>> START
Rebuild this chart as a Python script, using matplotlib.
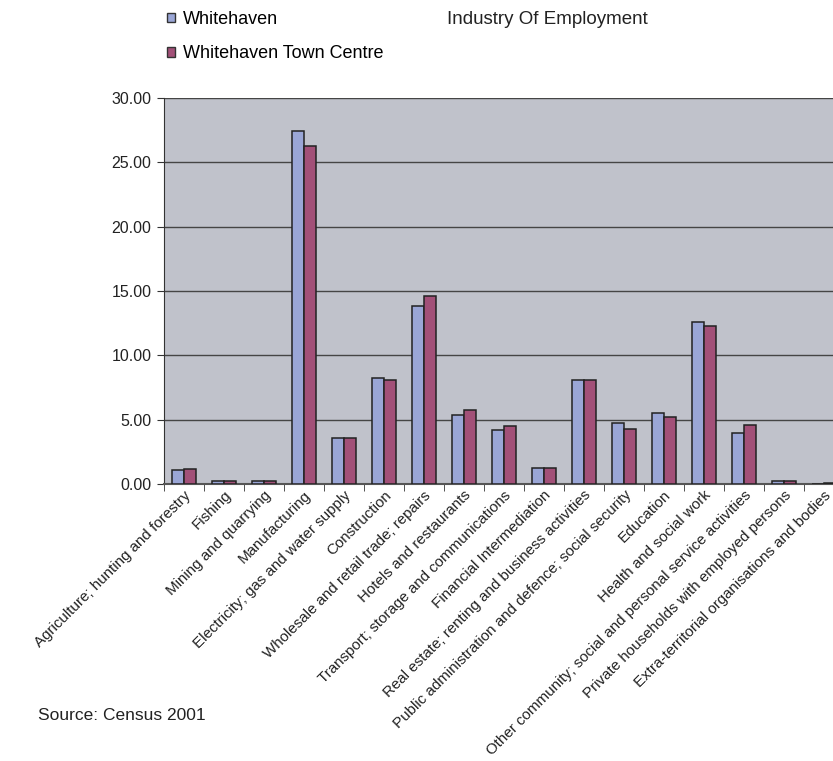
import matplotlib
matplotlib.use("Agg")
import matplotlib.pyplot as plt
from matplotlib.patches import Patch
import numpy as np

plt.rcParams['font.family'] = ['Liberation Sans', 'DejaVu Sans']

categories = [
    "Agriculture; hunting and forestry",
    "Fishing",
    "Mining and quarrying",
    "Manufacturing",
    "Electricity; gas and water supply",
    "Construction",
    "Wholesale and retail trade; repairs",
    "Hotels and restaurants",
    "Transport; storage and communications",
    "Financial Intermediation",
    "Real estate; renting and business activities",
    "Public administration and defence; social security",
    "Education",
    "Health and social work",
    "Other community; social and personal service activities",
    "Private households with employed persons",
    "Extra-territorial organisations and bodies",
]
whitehaven = [1.05, 0.2, 0.2, 27.4, 3.6, 8.2, 13.8, 5.35, 4.2, 1.25, 8.1, 4.75, 5.55, 12.6, 4.0, 0.2, 0.02]
town_centre = [1.15, 0.2, 0.2, 26.25, 3.6, 8.1, 14.6, 5.75, 4.5, 1.25, 8.1, 4.3, 5.2, 12.3, 4.6, 0.2, 0.05]
series_names = ["Whitehaven", "Whitehaven Town Centre"]
yticks = [0, 5, 10, 15, 20, 25, 30]

W, H = 833, 761
fig = plt.figure(figsize=(W / 100, H / 100), dpi=100)
fig.patch.set_facecolor("white")

left, right, top, bottom = 164, 844, 98, 484
ax = fig.add_axes([left / W, (H - bottom) / H, (right - left) / W, (bottom - top) / H])
ax.set_facecolor("#c0c2cb")

c_blue = "#9aa6d6"
c_red = "#a25078"
x = np.arange(len(categories))
bw = 0.29
ax.bar(x - bw / 2, whitehaven, bw, color=c_blue, edgecolor="#222222", linewidth=1.1, zorder=3)
ax.bar(x + bw / 2, town_centre, bw, color=c_red, edgecolor="#222222", linewidth=1.1, zorder=3)

ax.set_xlim(-0.5, len(categories) - 0.5)
ax.set_ylim(0, 30)
ax.set_yticks(yticks)
ax.set_yticklabels([f"{v:.2f}" for v in yticks], fontsize=11.5, color="#222222")
ax.yaxis.grid(True, color="#454545", linewidth=1.0, zorder=1)
ax.set_axisbelow(True)

ax.set_xticks(x)
ax.set_xticklabels(categories, rotation=45, ha="right", rotation_mode="anchor",
                   fontsize=10.9, color="#222222")
ax.tick_params(axis="x", which="major", length=0, pad=3)
ax.set_xticks(np.arange(-0.5, len(categories), 1), minor=True)
ax.tick_params(axis="x", which="minor", length=5, direction="out", color="#333333")
ax.tick_params(axis="y", length=5, direction="out", color="#333333", pad=4)

for s in ["top", "right"]:
    ax.spines[s].set_visible(False)
ax.spines["left"].set_color("#333333")
ax.spines["bottom"].set_color("#555555")
ax.spines["bottom"].set_linewidth(1.5)

handles = [Patch(facecolor=c_blue, edgecolor="#333333", linewidth=1.0),
           Patch(facecolor=c_red, edgecolor="#333333", linewidth=1.0)]
fig.legend(handles, series_names, loc="upper left", bbox_to_anchor=(160 / W, 1 - 4 / H),
           frameon=False, fontsize=13, handlelength=0.42, handleheight=0.42,
           handletextpad=0.45, labelspacing=0.95, borderaxespad=0)

fig.text(447 / W, 1 - 20 / H, "Industry Of Employment", fontsize=13.5, color="#222222",
         ha="left", va="center")
fig.text(38 / W, 1 - 716 / H, "Source: Census 2001", fontsize=12.5, color="#222222",
         ha="left", va="center")

fig.savefig("out.png", dpi=100)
>> END
From the first line above down to the line with "plt.rcParams['font.family'] = ['Liberation", reproduce every line and no others, omitting pictures.

### Solution to the problem
Rebuild this chart as a Python script, using matplotlib.
import matplotlib
matplotlib.use("Agg")
import matplotlib.pyplot as plt
from matplotlib.patches import Patch
import numpy as np

plt.rcParams['font.family'] = ['Liberation Sans', 'DejaVu Sans']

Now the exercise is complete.